The South African Nation Brand continues to be the largest recipient of FDI on the African continent, and is the largest source of intra-regional investment – this is in addition to having recently made a comeback in the top 25 most attractive global investment destinations.
This is according to findings from the EY Attractiveness Programme Africa 2017, the AT Kearney Foreign Direct Investment Confidence Index, as well as the Brand South Africa’s Investor Perceptions Research.

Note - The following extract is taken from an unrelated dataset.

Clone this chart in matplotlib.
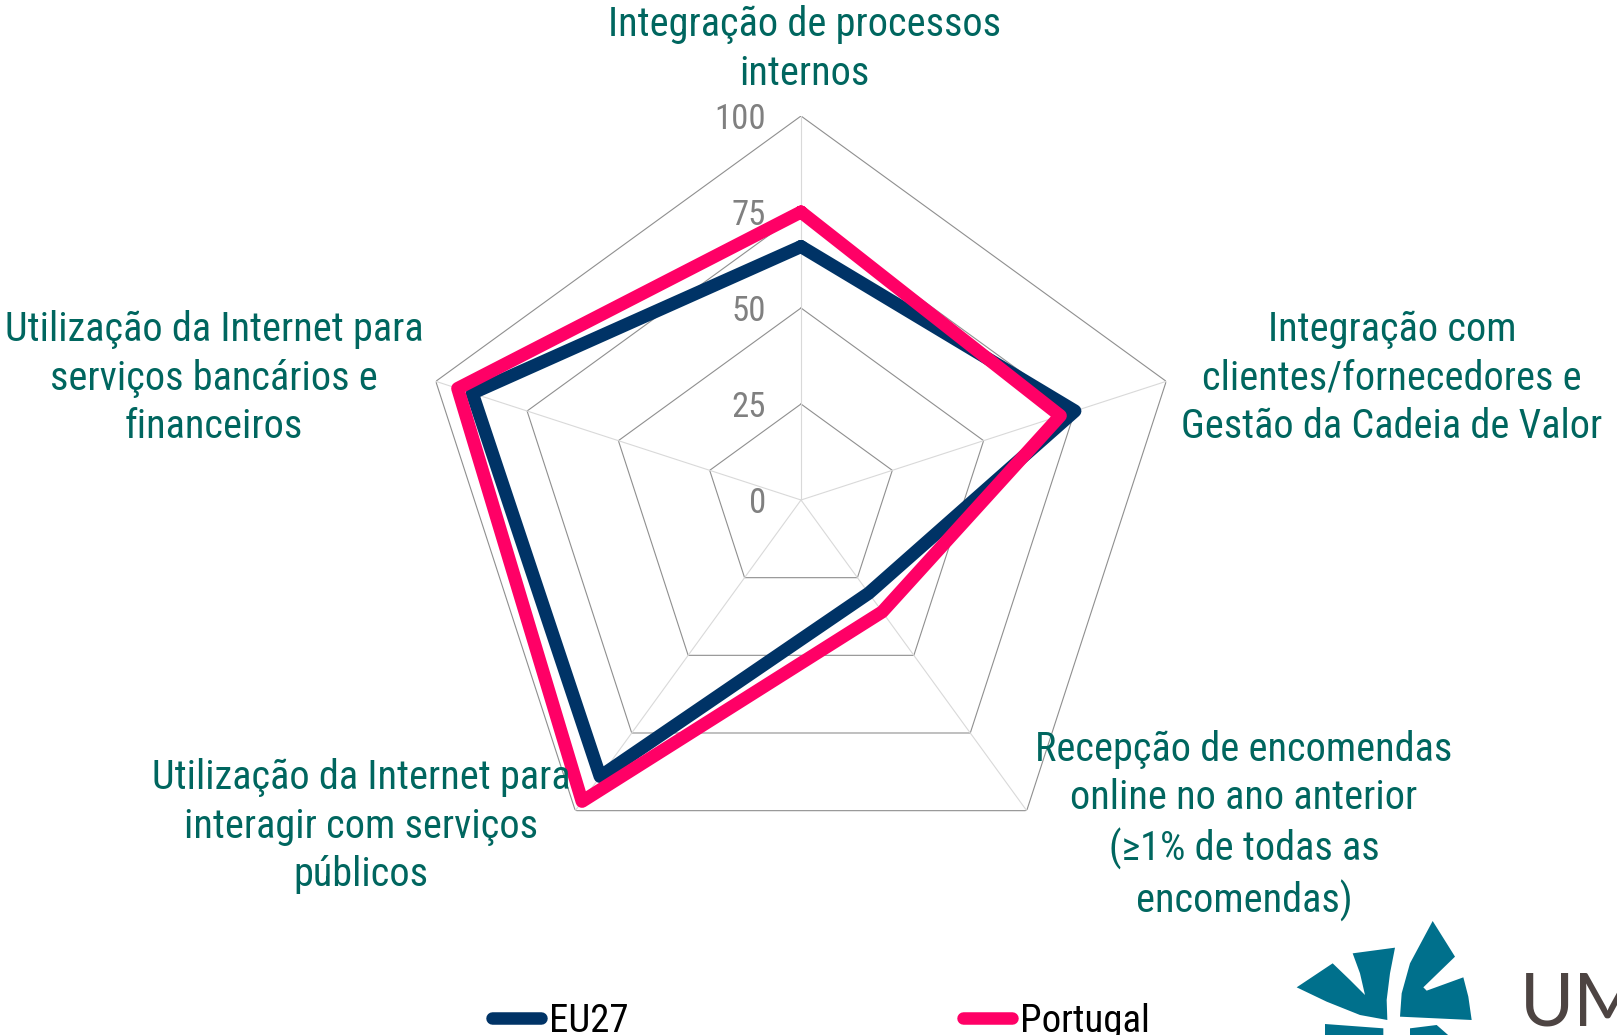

Brand South Africa’s General Manager for Research – Dr Petrus de Kock says the findings on South Africa’s FDI profile underlines the fact that global investors have confidence in the market, and see the country as an attractive investment destination. “Opportunities identified in these respective indices should be vigorously pursued through a collaborative approach between business and government in South Africa – especially after the credit ratings downgrade,” adds Dr de Kock..
Major findings from these indices are that South Africa attracted 20.6% of all FDI projects on the African continent in 2016 with an increase of 6.9% on 2015; the country is the 6th largest source of FDI in the African economy; and the diversified economy, geographical location, infrastructure (hard and soft) and logistical capabilities – play a major role in attracting investment, trade and related global economic activity.
“South Africa continues to attract the bulk of FDI projects destined for the continent with a share of 20.6%, Egypt at 11.7%, Morocco at 12%, Nigeria at 7.5%, and Kenya at 5.9%. Notable in this regard is that EY indicates investment flows favoured Africa’s more diversified markets. This means South Africa’s economic profile and diversification remains a key attractiveness feature. The EY 2017 Attractiveness Program Africa further notes that even as its economy remains under pressure, South Africa retains its appeal as a launchpad for growth across the continent,” said Dr de Kock.
The EY 2017 Attractiveness Program Africa, measures the FDI attractiveness of 46 African markets and moreover indicates that South Africa experienced an increase of 6.9% in FDI flows to the market in 2016. The sectors that dominated include: Consumer Products and Retail – projects more than doubled from 19 in 2015 to 41 in 2016.
The 2017 A.T. Kearney Foreign Direct Investment Confidence Index is characterised by a perception of safety in developed markets – Europe in particular. However, the 2017 Index marked the emergence of newcomers UAE, New Zealand, and South Africa – a clear sign of slight increase in investment intentions in emerging markets according to Dr de Kock.
“According to the AT Kearney FDI Confidence Index, South Africa GDP growth is expected to reach 0.8% in 2017 and double to 1.6% in 2018, AT Kearney notes that with the country’s improvements in infrastructure and education, investors view South Africa as being poised to lead one of the world’s next major manufacturing hubs,” concluded Dr de Kock.